■ STATED TASK ■
Repeat the material exactly from its first line to the line that includes "(cb) at (40,641.5)". Skip pictures.

■ MATERIAL ■
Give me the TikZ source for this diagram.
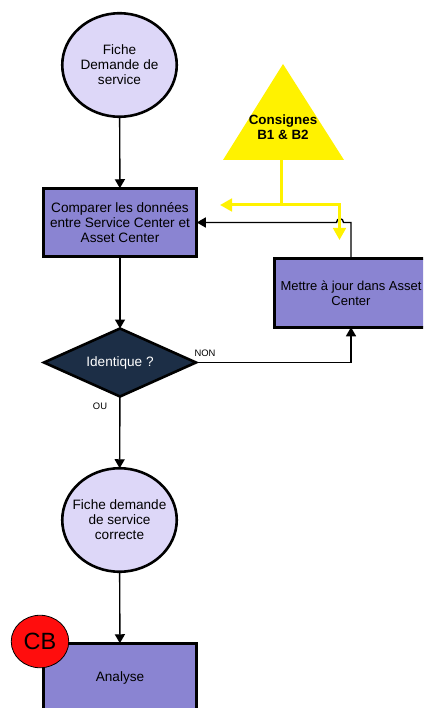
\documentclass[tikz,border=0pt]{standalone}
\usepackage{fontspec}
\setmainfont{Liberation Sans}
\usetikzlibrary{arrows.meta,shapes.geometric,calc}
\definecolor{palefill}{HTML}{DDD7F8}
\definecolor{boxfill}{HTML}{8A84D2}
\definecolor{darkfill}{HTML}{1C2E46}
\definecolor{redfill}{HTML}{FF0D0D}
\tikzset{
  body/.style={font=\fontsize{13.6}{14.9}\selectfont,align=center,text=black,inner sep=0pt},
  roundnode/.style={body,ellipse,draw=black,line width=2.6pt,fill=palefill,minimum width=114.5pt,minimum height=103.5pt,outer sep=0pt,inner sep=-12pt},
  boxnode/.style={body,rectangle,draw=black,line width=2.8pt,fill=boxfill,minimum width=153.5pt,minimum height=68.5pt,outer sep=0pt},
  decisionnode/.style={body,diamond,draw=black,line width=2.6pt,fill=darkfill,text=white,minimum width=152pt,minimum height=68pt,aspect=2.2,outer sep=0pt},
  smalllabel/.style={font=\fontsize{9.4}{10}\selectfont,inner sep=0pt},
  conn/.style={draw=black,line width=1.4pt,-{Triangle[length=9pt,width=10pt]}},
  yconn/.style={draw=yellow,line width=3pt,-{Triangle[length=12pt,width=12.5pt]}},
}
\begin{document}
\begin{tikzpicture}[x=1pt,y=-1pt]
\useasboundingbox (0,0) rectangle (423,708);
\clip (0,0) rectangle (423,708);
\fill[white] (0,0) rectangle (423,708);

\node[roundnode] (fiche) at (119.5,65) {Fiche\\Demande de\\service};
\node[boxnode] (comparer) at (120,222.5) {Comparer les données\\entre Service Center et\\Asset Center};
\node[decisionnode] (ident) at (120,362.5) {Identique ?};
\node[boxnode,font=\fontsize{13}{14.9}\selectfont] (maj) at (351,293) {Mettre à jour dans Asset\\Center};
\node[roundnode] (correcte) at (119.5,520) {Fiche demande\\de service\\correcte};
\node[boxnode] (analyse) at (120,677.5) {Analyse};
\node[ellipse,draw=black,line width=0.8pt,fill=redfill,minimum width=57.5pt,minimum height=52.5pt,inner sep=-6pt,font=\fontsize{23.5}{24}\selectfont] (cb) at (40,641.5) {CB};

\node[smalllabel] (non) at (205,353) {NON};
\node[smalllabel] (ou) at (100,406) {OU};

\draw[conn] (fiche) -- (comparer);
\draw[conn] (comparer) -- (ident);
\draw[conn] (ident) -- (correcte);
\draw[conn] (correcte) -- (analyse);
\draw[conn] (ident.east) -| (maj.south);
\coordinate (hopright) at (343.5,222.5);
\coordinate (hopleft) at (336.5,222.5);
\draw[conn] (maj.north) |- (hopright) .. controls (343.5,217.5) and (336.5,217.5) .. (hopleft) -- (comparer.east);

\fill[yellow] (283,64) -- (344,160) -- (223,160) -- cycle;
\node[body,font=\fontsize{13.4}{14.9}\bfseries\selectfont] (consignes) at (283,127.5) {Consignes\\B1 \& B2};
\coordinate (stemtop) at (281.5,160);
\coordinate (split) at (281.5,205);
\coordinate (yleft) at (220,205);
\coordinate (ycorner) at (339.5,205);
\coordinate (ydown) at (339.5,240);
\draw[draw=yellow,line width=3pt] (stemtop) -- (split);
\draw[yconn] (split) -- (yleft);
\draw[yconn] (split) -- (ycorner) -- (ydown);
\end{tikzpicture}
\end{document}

■ OUTPUT FOR THIS EXERCISE ■
Give me the TikZ source for this diagram.
\documentclass[tikz,border=0pt]{standalone}
\usepackage{fontspec}
\setmainfont{Liberation Sans}
\usetikzlibrary{arrows.meta,shapes.geometric,calc}
\definecolor{palefill}{HTML}{DDD7F8}
\definecolor{boxfill}{HTML}{8A84D2}
\definecolor{darkfill}{HTML}{1C2E46}
\definecolor{redfill}{HTML}{FF0D0D}
\tikzset{
  body/.style={font=\fontsize{13.6}{14.9}\selectfont,align=center,text=black,inner sep=0pt},
  roundnode/.style={body,ellipse,draw=black,line width=2.6pt,fill=palefill,minimum width=114.5pt,minimum height=103.5pt,outer sep=0pt,inner sep=-12pt},
  boxnode/.style={body,rectangle,draw=black,line width=2.8pt,fill=boxfill,minimum width=153.5pt,minimum height=68.5pt,outer sep=0pt},
  decisionnode/.style={body,diamond,draw=black,line width=2.6pt,fill=darkfill,text=white,minimum width=152pt,minimum height=68pt,aspect=2.2,outer sep=0pt},
  smalllabel/.style={font=\fontsize{9.4}{10}\selectfont,inner sep=0pt},
  conn/.style={draw=black,line width=1.4pt,-{Triangle[length=9pt,width=10pt]}},
  yconn/.style={draw=yellow,line width=3pt,-{Triangle[length=12pt,width=12.5pt]}},
}
\begin{document}
\begin{tikzpicture}[x=1pt,y=-1pt]
\useasboundingbox (0,0) rectangle (423,708);
\clip (0,0) rectangle (423,708);
\fill[white] (0,0) rectangle (423,708);

\node[roundnode] (fiche) at (119.5,65) {Fiche\\Demande de\\service};
\node[boxnode] (comparer) at (120,222.5) {Comparer les données\\entre Service Center et\\Asset Center};
\node[decisionnode] (ident) at (120,362.5) {Identique ?};
\node[boxnode,font=\fontsize{13}{14.9}\selectfont] (maj) at (351,293) {Mettre à jour dans Asset\\Center};
\node[roundnode] (correcte) at (119.5,520) {Fiche demande\\de service\\correcte};
\node[boxnode] (analyse) at (120,677.5) {Analyse};
\node[ellipse,draw=black,line width=0.8pt,fill=redfill,minimum width=57.5pt,minimum height=52.5pt,inner sep=-6pt,font=\fontsize{23.5}{24}\selectfont] (cb) at (40,641.5) {CB};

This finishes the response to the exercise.